Gold Coin
A gold coin is a coin that is made mostly or entirely of gold. For millennia, gold coins were a common form of currency, but today they are primarily collected by investors and numismatists. Their value is derived from two main sources: their gold content, known as the melt or bullion value, and their rarity and condition, known as their numismatic value. For the average investor, the appeal of gold coins lies in their tangibility and historical role as a store of value. Unlike a stock certificate or a number on a screen, a gold coin is a physical asset you can hold in your hand. This tangibility, combined with gold's scarcity and universal recognition, makes it a popular choice for those looking to preserve wealth, especially during times of economic uncertainty.
Why Do People Invest in Gold Coins?
People have been drawn to gold for thousands of years, and for good reason. It’s the ultimate “Plan B” asset. The primary motivation for owning gold coins is typically defensive. Investors often turn to gold as a:
- Hedge Against Inflation: When the value of fiat currency (like the US Dollar or the Euro) falls due to inflation, the price of gold often rises. This means owning gold can help protect your purchasing power over the long term.
- Safe Haven Asset: During periods of geopolitical turmoil, market crashes, or economic crisis, investors flock to gold. It's seen as a safe haven asset because its value is not tied to any single government's or corporation's performance. It’s a form of financial insurance.
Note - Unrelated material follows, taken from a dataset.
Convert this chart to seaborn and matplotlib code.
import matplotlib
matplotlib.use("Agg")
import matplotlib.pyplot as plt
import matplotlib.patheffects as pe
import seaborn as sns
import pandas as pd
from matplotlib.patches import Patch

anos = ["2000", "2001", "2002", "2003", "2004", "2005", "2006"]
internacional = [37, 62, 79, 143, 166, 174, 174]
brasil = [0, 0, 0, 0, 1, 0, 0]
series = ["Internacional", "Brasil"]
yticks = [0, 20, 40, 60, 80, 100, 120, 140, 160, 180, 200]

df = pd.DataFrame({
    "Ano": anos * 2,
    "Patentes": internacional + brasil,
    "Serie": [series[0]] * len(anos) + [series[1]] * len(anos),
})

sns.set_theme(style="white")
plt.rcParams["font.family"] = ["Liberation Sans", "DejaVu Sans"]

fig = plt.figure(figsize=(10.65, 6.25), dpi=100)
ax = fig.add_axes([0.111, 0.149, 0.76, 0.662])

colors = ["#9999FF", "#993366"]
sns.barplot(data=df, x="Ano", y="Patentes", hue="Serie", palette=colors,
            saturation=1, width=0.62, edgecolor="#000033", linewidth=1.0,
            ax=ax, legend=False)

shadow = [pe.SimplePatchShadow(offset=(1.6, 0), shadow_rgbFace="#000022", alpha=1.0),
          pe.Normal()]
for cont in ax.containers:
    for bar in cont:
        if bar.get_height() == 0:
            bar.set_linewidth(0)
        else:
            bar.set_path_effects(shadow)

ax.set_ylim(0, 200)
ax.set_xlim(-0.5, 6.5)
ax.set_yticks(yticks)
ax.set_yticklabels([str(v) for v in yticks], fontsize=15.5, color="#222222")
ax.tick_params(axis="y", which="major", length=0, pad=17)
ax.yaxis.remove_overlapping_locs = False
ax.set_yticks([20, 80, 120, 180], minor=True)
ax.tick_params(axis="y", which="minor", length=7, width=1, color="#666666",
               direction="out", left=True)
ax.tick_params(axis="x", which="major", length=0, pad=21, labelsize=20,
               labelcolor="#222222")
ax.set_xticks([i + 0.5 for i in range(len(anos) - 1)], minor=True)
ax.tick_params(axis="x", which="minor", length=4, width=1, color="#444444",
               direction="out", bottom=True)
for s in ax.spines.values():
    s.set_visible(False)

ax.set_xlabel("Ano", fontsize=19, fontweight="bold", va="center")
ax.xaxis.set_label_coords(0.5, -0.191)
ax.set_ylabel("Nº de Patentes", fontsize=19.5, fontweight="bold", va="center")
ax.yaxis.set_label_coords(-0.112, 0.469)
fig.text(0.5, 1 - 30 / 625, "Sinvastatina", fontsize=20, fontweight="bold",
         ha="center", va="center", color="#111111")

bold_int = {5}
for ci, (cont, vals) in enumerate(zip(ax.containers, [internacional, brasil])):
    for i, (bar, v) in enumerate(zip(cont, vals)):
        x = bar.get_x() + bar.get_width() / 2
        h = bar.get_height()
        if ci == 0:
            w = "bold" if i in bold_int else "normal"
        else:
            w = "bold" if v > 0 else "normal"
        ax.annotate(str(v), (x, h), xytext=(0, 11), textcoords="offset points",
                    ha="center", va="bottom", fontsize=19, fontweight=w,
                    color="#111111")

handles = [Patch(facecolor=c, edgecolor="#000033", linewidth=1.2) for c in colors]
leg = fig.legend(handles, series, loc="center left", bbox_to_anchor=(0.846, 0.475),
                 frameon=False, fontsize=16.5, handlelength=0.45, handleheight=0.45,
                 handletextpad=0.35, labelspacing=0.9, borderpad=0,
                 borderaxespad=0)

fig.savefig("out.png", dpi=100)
- Portfolio Diversification: Gold often moves in the opposite direction to stocks and bonds. Including a small allocation to gold coins in a portfolio can help smooth out returns and reduce overall risk.
Types of Gold Coins
Not all gold coins are created equal. It's crucial to understand the two main categories before you buy.
Bullion Coins
These are the workhorses of the gold investment world. Their value is almost entirely based on their weight in gold and the current spot price. They are minted by sovereign governments and are recognized and traded worldwide. They are sold at a small premium over the spot price to cover the costs of minting, distribution, and the dealer's profit. Think of them as a convenient and official way to own small, specific amounts of gold. Popular bullion coins include:
- The Austrian Philharmonic
For most investors simply looking for gold exposure, bullion coins are the most straightforward and cost-effective choice.
Numismatic (Collectible) Coins
Numismatic coins are for collectors and specialists. These are rare, old, or historically significant coins. Their value is determined by a complex mix of factors including their gold content, rarity, physical condition (grading), and historical importance. A rare Roman gold coin, for example, could be worth thousands of times its actual gold weight. Investing in numismatic coins is more like buying fine art than buying gold. It requires deep expertise, and the market can be opaque and illiquid. For beginners, this is a treacherous path filled with potential pitfalls and overpriced “deals.”
A Value Investor's Perspective
So, what would a value investing purist say about gold coins? Legendary investor Warren Buffett has famously dismissed gold as an unproductive asset. His argument is simple: an ounce of gold will still be just an ounce of gold a hundred years from now. It produces nothing. It doesn't generate earnings, pay dividends, or produce cash flow. It just sits there, looking pretty. Its price only goes up if someone else—a “greater fool”—is willing to pay more for it later. Buffett would much rather own a piece of a wonderful business that can grow, innovate, and generate real, tangible returns for its owners over time. However, another interpretation from a value perspective focuses on gold’s role as the ultimate form of money with a deep intrinsic value derived from its scarcity and thousands of years of history. While it doesn't produce cash flow, it acts as a permanent store of value and an insurance policy against catastrophic failure in the financial system. For a value investor, the sensible approach isn't to speculate on gold's price. Rather, it's to view a small holding of physical gold coins as a form of “catastrophe insurance” within a well-diversified portfolio—a way to preserve capital, not necessarily to grow it.
Practical Tips for Buying Gold Coins
If you've decided gold coins are right for you, keep these tips in mind:
Know Your Goal
Decide why you're buying. If it's for inflation protection and diversification, stick to common, low-premium bullion coins. If you're starting a collection, prepare for a steep learning curve.
Buy from Reputable Dealers
The world of gold is rife with fakes and scams. Always buy from established dealers with a long track record. Check for affiliations with professional organizations like the American Numismatic Association (ANA) or the Professional Numismatists Guild (PNG).
Understand the Premium
For bullion coins, the goal is to pay the lowest possible premium over the spot price of gold. Premiums can vary by coin type and dealer, so shop around. Be wary of anyone selling “special edition” modern coins at a huge markup; you're likely overpaying.
Don't Forget Storage and Insurance
A pile of gold coins in your sock drawer isn't secure. The cost of secure storage—whether in a high-quality home safe or a third-party depository—is part of the total cost of ownership. Make sure your investment is properly insured against theft or loss.